Мой век, мои друзья и подруги - страница 18
Стихи подкармливают мальчишеское зазнайство. Несколько позже я его назову честолюбием. Мы в Копенгагене.
– Отдать концы! – говорит в рупор с капитанского мостика старший офицер.
Опять распущены паруса, опять море. Но оно не серебристое, не пепельное и не бледно-голубое, как русские глаза. А черт его знает какого цвета, вернее – цветов. Какая-то пенящаяся бурда.
Ночная вахта. Юнги называют ее «собакой». Под грохот разваливающихся волн я вглядываюсь в бескрайнюю мглу, как бы пытаясь прочесть там будущее своей жизни: «Моряк, адвокат или поэт? Один из миллионов или один на миллионы?»
А через несколько дней в открытом море, неподалеку от Ганге, куда шли для участия в торжествах по случаю отдаленной Гангутской победы, мы узнали о начавшейся войне между Россией и Германией.
Война! Какая мерзость!
А мы, дурачье, с восторгом орем:
– Ура-а-а!.. Ура-а-а!.. Ура-а-а!..
Орем до изнеможения, до хрипоты. На загорелых лбах даже вздуваются синие жилы.
Приказ командования: идти в порт Лапвик; затопить шхуну; возвращаться на родину по железной дороге.
– Чтобы немцы не торпедировали, – поясняет старший офицер.
– Нас?
– Ну, разумеется. «Торпедировали!..» О, это звучит шикарно.
Мы возвращались через Финляндию в Петербург вместе с курортными расфуфыренными дамами в шляпах набекрень или сползших на затылки, как у подвыпивших мастеровых. Возвращались с дамами в слишком дорогих платьях, но с нечесаными волосами и губной помадой, размазанной по сальным ненапудренным подбородкам. Эти дамы, откормленные, как рождественские индюшки, эти осатаневшие дамы, преимущественно буржуазки, – дрались, царапались и кусались из-за места в вагоне для себя и для своих толстобрюхих кожаных чемоданов.
Одна красивая стерва с болтающимися в ушах жирными бриллиантами едва не перегрызла мне большой палец на правой руке, когда я отворил дверь в купе.

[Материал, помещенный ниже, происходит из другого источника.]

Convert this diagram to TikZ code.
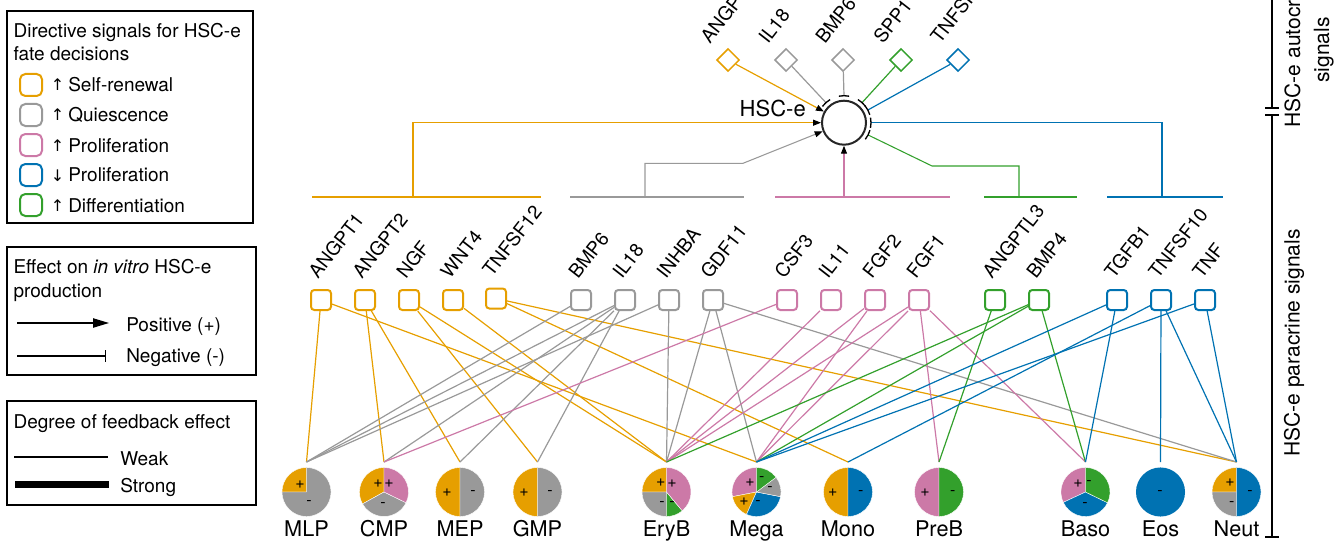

К счастью, я уже знал назубок самый большой матросский «загиб» и со смаком пустил его в дело.
Ехали день, ночь, день, ночь.
По горячим сверкающим рельсам навстречу гремели воинские эшелоны.
Пели красные вагоны «на сорок человек и десять лошадей».
Ночь, день, ночь, день.
Пенза.
Вокзал.
Он напомнил мне липкую смертоносную бумагу от мух в базарной пивной. Эта бумага шевелилась. Она была черным – черна от будущих мушиных трупов. А какое теперь преимущество перед мухой у человека? Бедняга, он также влип. Но это я понял несколько позже.
Казанская улица. Дом. Звоню. Вбегаю. Целуюсь с сестрой, с Настенькой, с отцом. И тут же, в прихожей, заявляю:
– Папа, я ухожу добровольцем на флот!
– Сними-ка, Толя, шинель… О, возмужал!
– Ты слышишь, папа?
– Конечно. Добровольцем?.. Сделай одолжение. На флот?.. Твое дело. Куда угодно, – говорит он совершенно спокойно. – На флот, в кавалерию, в артиллерию. Но… – и разводит руками, – после того, как окончишь свою гимназию.
– Как! Ждать почти целый год? Да ведь самое большее через три месяца наши войска будут в Берлине.
– Какой дурак тебе это сказал?
– Все говорят!
Он брезгливо поправляет на носу пенсне.
– Ты, папа, сомневаешься?
– По-моему, при таком количестве дураков и хвастунов будет очень трудно выиграть войну.
– Значит, вся Россия – хвастуны?
– Вся не вся, но… Словом, это не самая приятная черта нашего национального характера.
Под воинственную дробь двух барабанов по улице проходит маршевая рота.